A global talent pool, massive and diverse:
India is known to have a massive software talent pool. The technology talent in the country has churned out some mind-boggling, life transforming applications in the field of education, e-commerce, and e-governance, among others. Beyond sheer numbers, we also have diversity across technologies and leadership talent, which makes us well equipped to drive businesses across the globe. Testaments to this are Sundar Pichai, Satya Nadella,
Shantanu Narayen, et al, who have gone places and are leading technology behemoths across the globe. Apart from software, the Indian semiconductor segment has been overcoming teething problems and promising fabless and chip-design startups. The semiconductor market, along with country’s technology prowess and massive telecom reach, could create an ecosystem that could take the digital revolution to newer heights and make India a powerful tech producer.
A clean slate with no legacy is a blessing in disguise:
One of the world’s biggest economies and home to more than one billion people, India does not carry any weight of legacy systems. With more than 70% of towers still to be fiberized, India can leapfrog directly to latest edge networks that could help cloud providers and service providers meet evolving demands of consumers on the go. We have seen this leapfrogging happen with Reliance Jio building the world’s largest greenfield and all-IP 4G LTE network to support millions of LTE subscribers, capturing 300 million subscribers in just two years of its launch.
Undoubtedly, this unique advantage could help India lead globally. All we have to do is to unblock India – so we can deliver what the world needs.

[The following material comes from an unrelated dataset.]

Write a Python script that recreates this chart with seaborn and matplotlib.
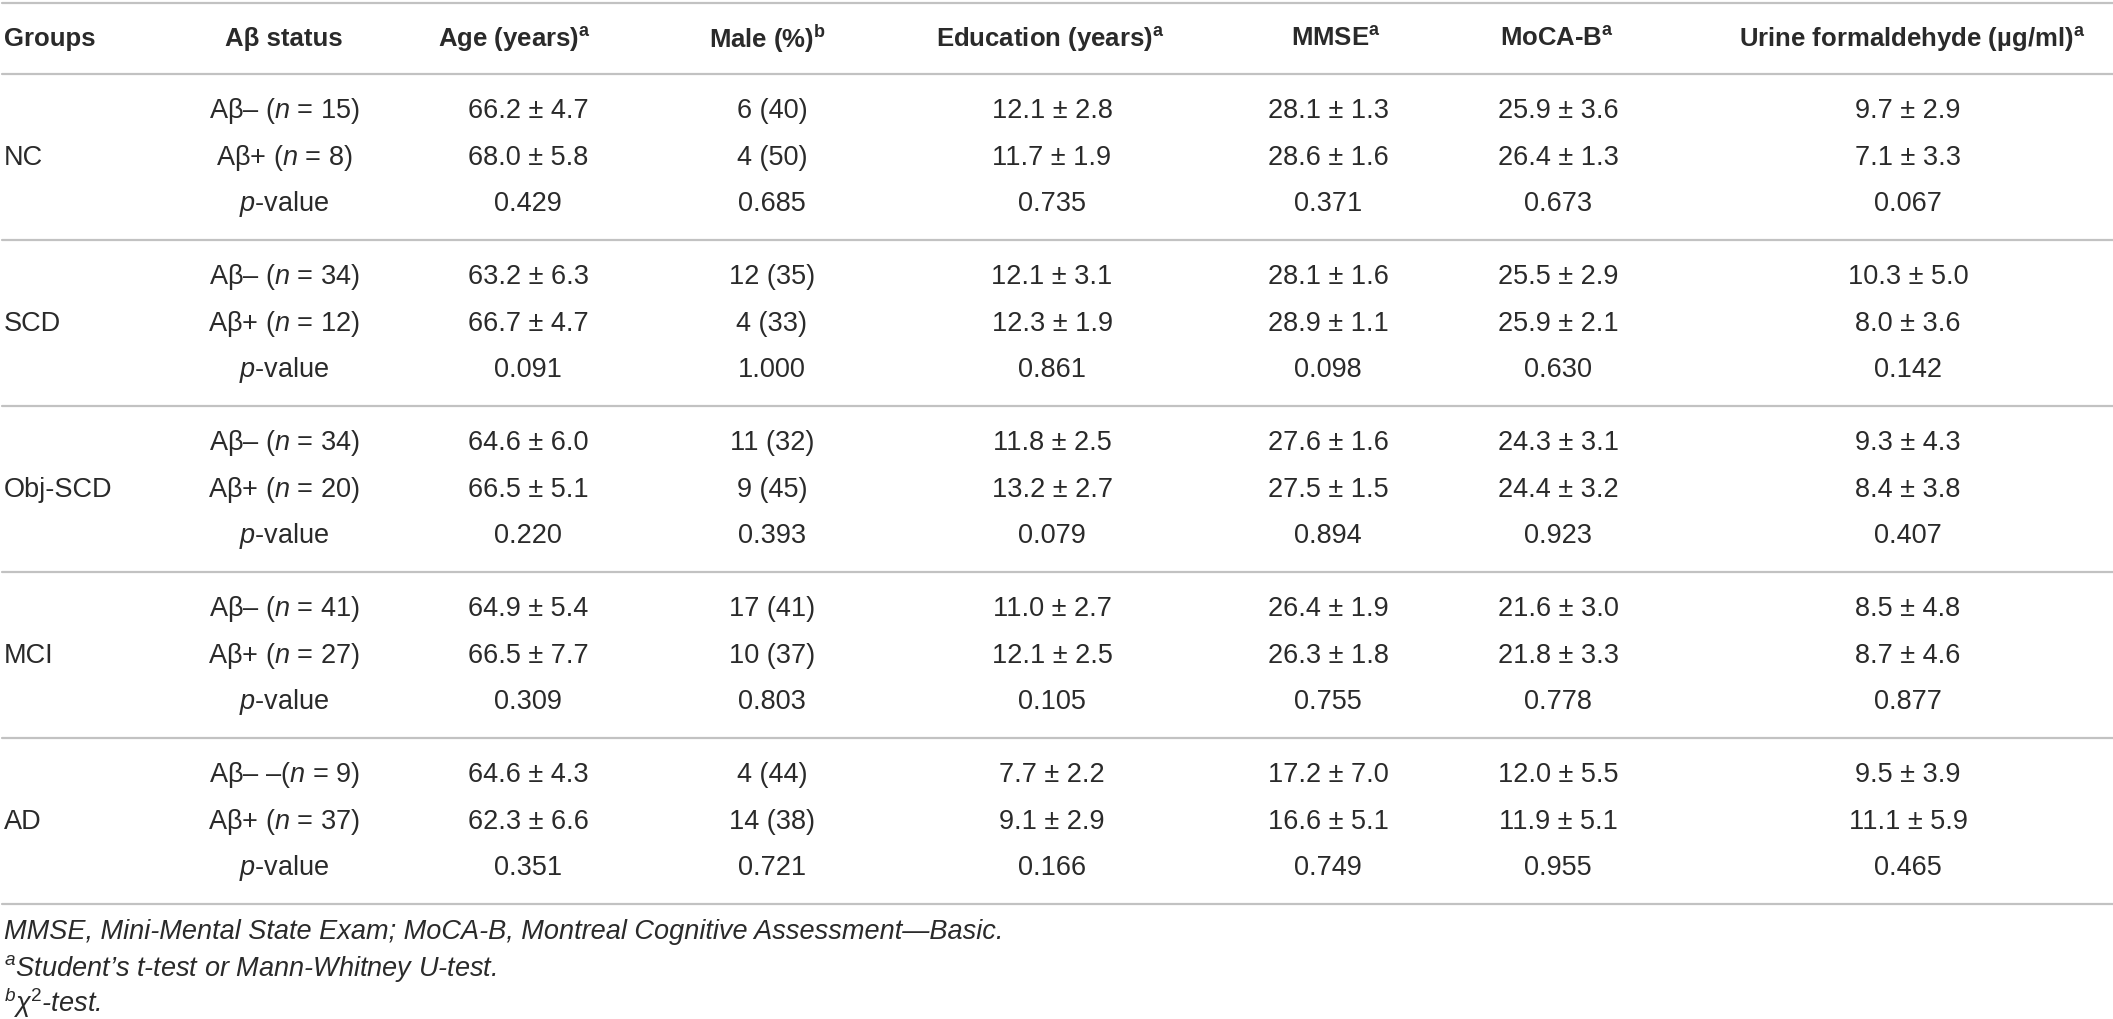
import numpy as np
import pandas as pd
import matplotlib
matplotlib.use('Agg')
import matplotlib.pyplot as plt
import seaborn as sns

# table data
groups = ['NC', 'SCD', 'Obj-SCD', 'MCI', 'AD']
n_neg = [15, 34, 34, 41, 9]
n_pos = [8, 12, 20, 27, 37]

age_mean = [66.2, 68.0, 63.2, 66.7, 64.6, 66.5, 64.9, 66.5, 64.6, 62.3]
age_sd = [4.7, 5.8, 6.3, 4.7, 6.0, 5.1, 5.4, 7.7, 4.3, 6.6]
age_p = ['0.429', '0.091', '0.220', '0.309', '0.351']

male_n = [6, 4, 12, 4, 11, 9, 17, 10, 4, 14]
male_pct = [40, 50, 35, 33, 32, 45, 41, 37, 44, 38]
male_p = ['0.685', '1.000', '0.393', '0.803', '0.721']

edu_mean = [12.1, 11.7, 12.1, 12.3, 11.8, 13.2, 11.0, 12.1, 7.7, 9.1]
edu_sd = [2.8, 1.9, 3.1, 1.9, 2.5, 2.7, 2.7, 2.5, 2.2, 2.9]
edu_p = ['0.735', '0.861', '0.079', '0.105', '0.166']

mmse_mean = [28.1, 28.6, 28.1, 28.9, 27.6, 27.5, 26.4, 26.3, 17.2, 16.6]
mmse_sd = [1.3, 1.6, 1.6, 1.1, 1.6, 1.5, 1.9, 1.8, 7.0, 5.1]
mmse_p = ['0.371', '0.098', '0.894', '0.755', '0.749']

moca_mean = [25.9, 26.4, 25.5, 25.9, 24.3, 24.4, 21.6, 21.8, 12.0, 11.9]
moca_sd = [3.6, 1.3, 2.9, 2.1, 3.1, 3.2, 3.0, 3.3, 5.5, 5.1]
moca_p = ['0.673', '0.630', '0.923', '0.778', '0.955']

urine_mean = [9.7, 7.1, 10.3, 8.0, 9.3, 8.4, 8.5, 8.7, 9.5, 11.1]
urine_sd = [2.9, 3.3, 5.0, 3.6, 4.3, 3.8, 4.8, 4.6, 3.9, 5.9]
urine_p = ['0.067', '0.142', '0.407', '0.877', '0.465']

headers = ['Groups', 'Aβ status', 'Age (years)$^{\\mathbf{a}}$', 'Male (%)$^{\\mathbf{b}}$',
           'Education (years)$^{\\mathbf{a}}$', 'MMSE$^{\\mathbf{a}}$', 'MoCA-B$^{\\mathbf{a}}$',
           'Urine formaldehyde (µg/ml)$^{\\mathbf{a}}$']

notes = ['MMSE, Mini-Mental State Exam; MoCA-B, Montreal Cognitive Assessment\u2014Basic.',
         '$^{\\mathit{a}}$Student\u2019s t-test or Mann-Whitney U-test.',
         '$^{\\mathit{b}}$\u03c7$^{2}$-test.']

sns.set_theme(style='white')
fam = ['Liberation Sans', 'DejaVu Sans']
plt.rcParams['font.family'] = fam
plt.rcParams['mathtext.fontset'] = 'custom'
plt.rcParams['mathtext.rm'] = 'Liberation Sans'
plt.rcParams['mathtext.it'] = 'Liberation Sans:italic'
plt.rcParams['mathtext.bf'] = 'Liberation Sans:bold'

ink = '#2a2a2a'
rule = '#c2c2c2'

fig = plt.figure(figsize=(21.13, 10.19), dpi=100)
ax = fig.add_axes([0, 0, 1, 1])
ax.set_xlim(0, 2113)
ax.set_ylim(1019, 0)
ax.axis('off')

# layout in pixels
head_x = [4, 284, 514, 767, 1050, 1336, 1557, 1912]
val_x = [4, 284, 528, 772, 1052, 1328, 1558, 1908]
head_y = 39
head_line = 74
block_h = 166
row_off = [37, 84, 130]
fs = 19.5
fs_head = 18.5
note_y = [932, 968, 1003]

def pm(m, s):
    return f'{m:.1f} \u00b1 {s:.1f}'

columns = [
    ([pm(m, s) for m, s in zip(age_mean, age_sd)], age_p),
    ([f'{a} ({b})' for a, b in zip(male_n, male_pct)], male_p),
    ([pm(m, s) for m, s in zip(edu_mean, edu_sd)], edu_p),
    ([pm(m, s) for m, s in zip(mmse_mean, mmse_sd)], mmse_p),
    ([pm(m, s) for m, s in zip(moca_mean, moca_sd)], moca_p),
    ([pm(m, s) for m, s in zip(urine_mean, urine_sd)], urine_p),
]

# rules
for y in [3, head_line] + [head_line + block_h * (i + 1) for i in range(len(groups))]:
    ax.axhline(y, xmin=2 / 2113, xmax=1, color=rule, lw=1.6)

# header
for i, h in enumerate(headers):
    ha = 'left' if i == 0 else 'center'
    ax.text(head_x[i], head_y, h, ha=ha, va='center', fontsize=fs_head, fontweight='bold', color=ink)

# body
for g, name in enumerate(groups):
    base = head_line + block_h * g
    ys = [base + o for o in row_off]
    ax.text(val_x[0], ys[1], name, ha='left', va='center', fontsize=fs, color=ink)
    if name == 'AD':
        neg_lab = f'Aβ\u2013 \u2013($\\mathit{{n}}$ = {n_neg[g]})'
    else:
        neg_lab = f'Aβ\u2013 ($\\mathit{{n}}$ = {n_neg[g]})'
    pos_lab = f'Aβ+ ($\\mathit{{n}}$ = {n_pos[g]})'
    ax.text(val_x[1], ys[0], neg_lab, ha='center', va='center', fontsize=fs, color=ink)
    ax.text(val_x[1], ys[1], pos_lab, ha='center', va='center', fontsize=fs, color=ink)
    ax.text(val_x[1], ys[2], '$\\mathit{p}$-value', ha='center', va='center', fontsize=fs, color=ink)
    for c, (vals, pv) in enumerate(columns):
        x = val_x[c + 2]
        ax.text(x, ys[0], vals[2 * g], ha='center', va='center', fontsize=fs, color=ink)
        ax.text(x, ys[1], vals[2 * g + 1], ha='center', va='center', fontsize=fs, color=ink)
        ax.text(x, ys[2], pv[g], ha='center', va='center', fontsize=fs, color=ink)

# footnotes
for y, t in zip(note_y, notes):
    ax.text(val_x[0], y, t, ha='left', va='center', fontsize=fs, style='italic', color=ink)

fig.savefig('out.png', dpi=100)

Despite the advantages, we still have to make major strides to achieve that. The fact is that today it is a challenge to ensure the consistency of the internet. I have three suggestions to make:
Aggressive investment by government in national data infrastructure:
There has to be a strong realization by the government that creating a strong data network infrastructure is akin to creating a strong highway, power, or railway infrastructure. Most countries globally have realized that putting this responsibility on private sector alone is not prudent. The role of the private sector, including innovative startups, will be more focussed on
using this national infrastructure platform for developing and delivering innovative applications of e-governance, education, healthcare, and entertainment. There must be an annual budgetary outlay for the next 10 years to create a high-quality national data infrastructure platform.